En México, al parecer, Constanzo se hizo de una nutrida clientela entre la que se contaban algunos mandos de la policía. También se hizo de dos lugartenientes que tal vez fueron, además, sus amantes o una especie de esclavos sexuales: Martín Quintana y Omar Orea Ochoa. En torno a ese núcleo se formó un culto que en principio combinaba el tráfico de drogas con ceremonias crecientemente aberrantes que, a partir del año de 1987, incluyeron sacrificios humanos.

Principalmente, Constanzo se hizo de una compañía que terminará por ser la más difícil de comprender de cuantas lo rodearon: la de Sara Aldrete.

Bilingüe, educada en Texas, buena estudiante, altísima, atlética y dotada de una ironía que no desmaya, Aldrete cuenta que se acercó a Constanzo porque estudiaba Antropología y tenía interés en los rituales santeros. Dice que sí, en efecto, Constanzo la inició con un ritual en el que fueron sacrificados un gallo y un cabrito, pero que como mucho se habrán visto diez veces en un año y medio, y que desde luego nunca fueron amantes.

La prensa dijo otra cosa, y la dijo a gritos. Cuando estalló el escándalo de los narcosatánicos, empezó a hablarse reiteradamente de la Madrina o la Concubina del Diablo, una sacerdotisa o bruja que fungía, además, como amante del cubano-americano que dirigía el grupo.

En 1989, en una cacería que duró cuatro semanas, la policía se lanzó tras la banda de Constanzo. No es que el país fuera entonces ajeno a la impunidad, pero los narcosatánicos habían tenido la muy mala idea de asesinar a un estudiante gringo, Mark J. Kilroy, y la presión desde arriba de la frontera norte para que se detuviera a los culpables fue de esas que imposibilitan las simulaciones. La persecución terminó en la Ciudad de México, en la colonia Cuauhtémoc, concretamente en la calle de Río Sena, en el número 19. Sara dice que Constanzo, enamorado de ella, la secuestró. Que esa road movie infernal la vivió contra su voluntad. Que de sacerdotisa, o de concubina, o de narcotraficante, nada. Que, por favor, cuáles sacrificios humanos.

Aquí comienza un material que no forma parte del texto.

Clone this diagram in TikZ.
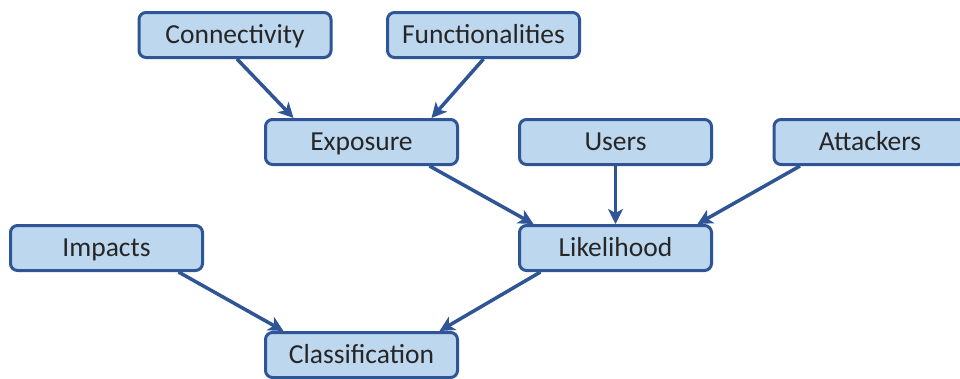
\documentclass[tikz,border=0pt]{standalone}
\usepackage{fontspec}
\setmainfont{Carlito}
\usetikzlibrary{arrows.meta}
\definecolor{boxfill}{HTML}{BDD7EE}
\definecolor{boxline}{HTML}{2F5597}
\definecolor{arrowline}{HTML}{2F5597}
\begin{document}
\begin{tikzpicture}[x=1pt,y=-1pt,
  factor/.style={draw=boxline, fill=boxfill, line width=3pt, rounded corners=7pt,
    minimum width=192pt, minimum height=45pt, inner sep=0pt,
    text height=20pt, text depth=4pt,
    text=black!85, font=\fontsize{27.5}{31}\selectfont},
  link/.style={draw=arrowline, line width=3.5pt,
    -{Stealth[length=15pt,width=15pt,inset=4pt]}}]
  \clip (0,0) rectangle (960,378);
  \fill[white] (0,0) rectangle (960,378);
  % factor boxes
  \node[factor] (conn) at (235,35)   {Connectivity};
  \node[factor] (func) at (483.5,35) {Functionalities};
  \node[factor] (expo) at (361.5,142) {Exposure};
  \node[factor] (user) at (615.5,142) {Users};
  \node[factor] (attk) at (870,142)  {Attackers};
  \node[factor] (impa) at (106.5,248) {Impacts};
  \node[factor] (like) at (615.5,248) {Likelihood};
  \node[factor] (clas) at (361.5,355) {Classification};
  % dependencies
  \draw[link] ([xshift=2pt]conn.south) -- ([xshift=-68pt]expo.north);
  \draw[link] (func.south) -- ([xshift=70pt]expo.north);
  \draw[link] ([xshift=68pt]expo.south) -- ([xshift=-82pt]like.north);
  \draw[link] (user.south) -- (like.north);
  \draw[link] ([xshift=-70pt]attk.south) -- ([xshift=82pt]like.north);
  \draw[link] ([xshift=72pt]impa.south) -- ([xshift=-78pt]clas.north);
  \draw[link] ([xshift=-75pt]like.south) -- ([xshift=78pt]clas.north);
\end{tikzpicture}
\end{document}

Convencida de que la iban a matar, decidió entonces tirar a la calle, desde el departamento de Sena, poco más que una botella al mar. La nota decía: “Por favor, llamen a la policía judicial y díganles que en este edificio están los que buscan. Díganles que tienen a una mujer como rehén”. De algún modo, resultó. De algún modo. Luego de una balacera que también hizo época por su intensidad y porque Constanzo, en cierto momento, decidió tirar puñados de billetes a la calle, también con un sentido cinematográfico un tanto cliché, el propio Constanzo y Quintana murieron con balas en el cuerpo. Sara fue rescatada (es un decir) por la policía, que la arrastró hasta la Procuraduría del Distrito Federal.

Lo que sigue es al mismo tiempo dudoso y verosímil: nota roja mexicana en pleno. La policía insistió ante los medios en que Sara era parte medular de la banda, en que practicaba con entusiasmo las artes negras. Sara dice que fue torturada para obligarla a aceptar su papel de suprema sacerdotisa. Que la golpearon, la quemaron con cigarros, le arrancaron una uña, le aplicaron el tehuacanazo y toques eléctricos, hasta que fue violada por siete policías.

Terminó purgando condena por más de 600 años.